Please Remember That You Own a Piece of Our Business
Lastly, we encourage you to focus on our business, not the share price. If there was ever a year to emphasize this point, it was 2020. Consider that the Price of BAM in US$ on a split adjusted basis, started the year at $38.58 and ended the year at $41.27. With a dividend of 1.25%, you earned a respectable 8% on your investment based on the share price. Except, given the extremes in the market seen in 2020, and depending on when you looked at the Price, you might have concluded that you had gained 18% if you looked in February, or a month later that you were down 44% when our shares traded at $21.57 in March. This is the behavior of Price; but not Value.
In the short run, Price is a function of supply and demand at any point in time, which is often influenced by the news of the day, short-term results, and the investor view of macro events that often have nothing to do with the company. This has always been true, and is even more so today with the emergence of ETFs, indexing, social media, the 24-hour news cycle and all the information bombarding investors. Value, on the other hand, is the net present value of future cash flows based on assumptions for growth, discounted back to the present at an appropriate interest rate. The Price of a publicly traded security is very often not the Value of it; sometimes it is higher, and sometimes lower. From time to time they can converge—but not that often.

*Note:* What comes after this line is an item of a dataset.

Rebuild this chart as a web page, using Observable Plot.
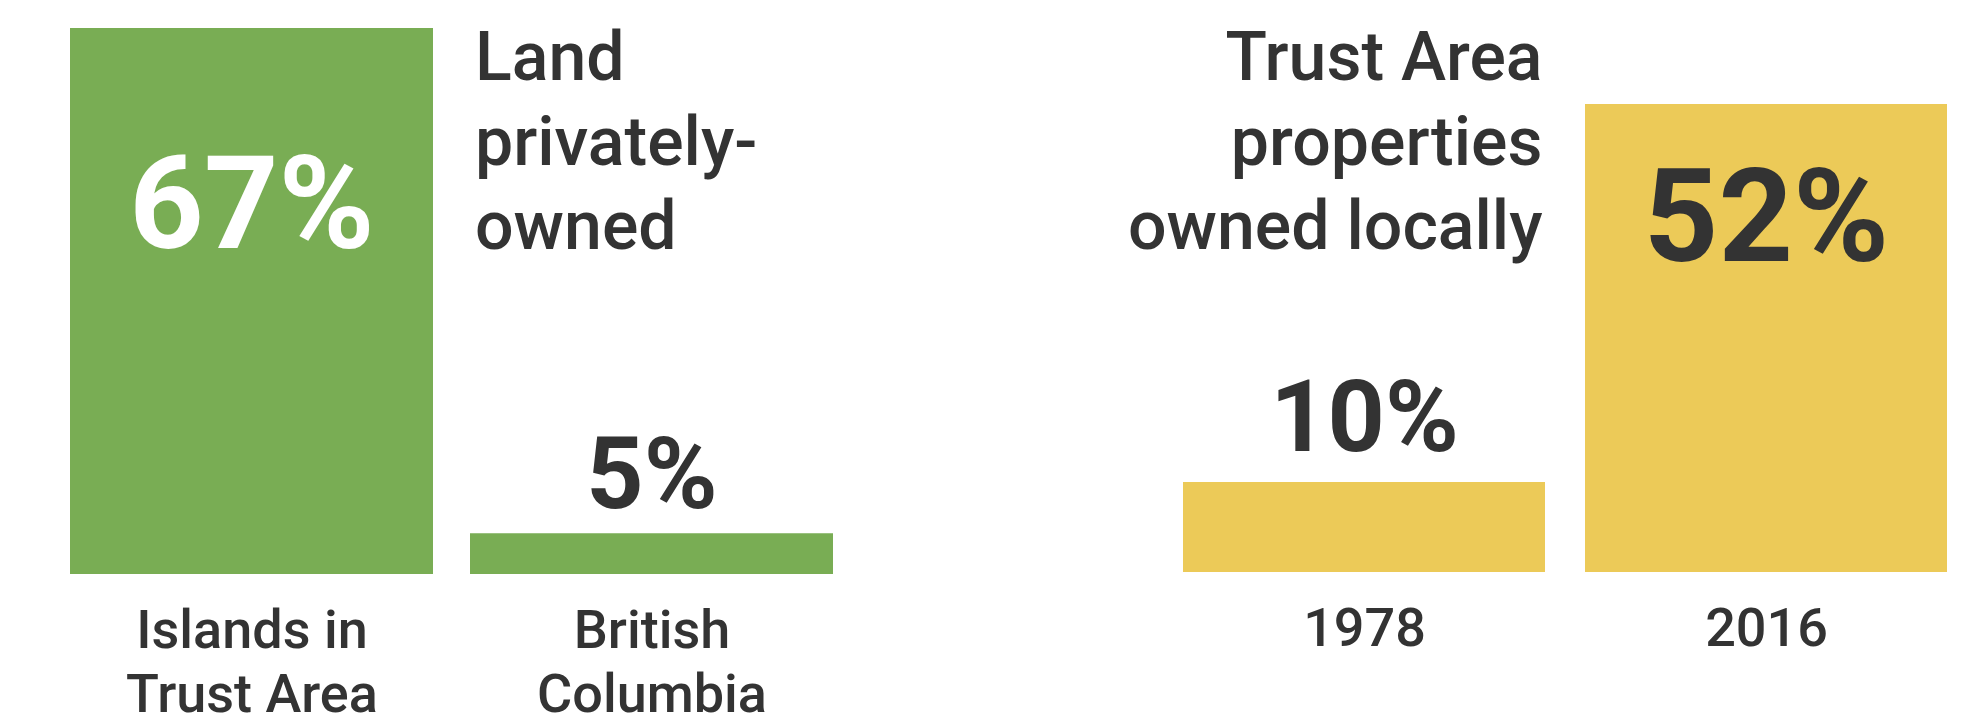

The Value of Brookfield based on our published plan value metrics was $57 at the start of 2020 and $66 at the end. After accounting for the dividend, your Value increased 17% over the year. This was very respectable, especially given the environment, and it included write-downs from some businesses that got hit in the short term with the shutdowns.
If we were a private company, we would simply report our Value calculation and the metrics behind it. You would likely have been thrilled with 2020. We actually were. On the other hand, the movement of Price often distracts investors from focusing on the Value of a business. We encourage you to focus on Value and try to not be distracted by Price.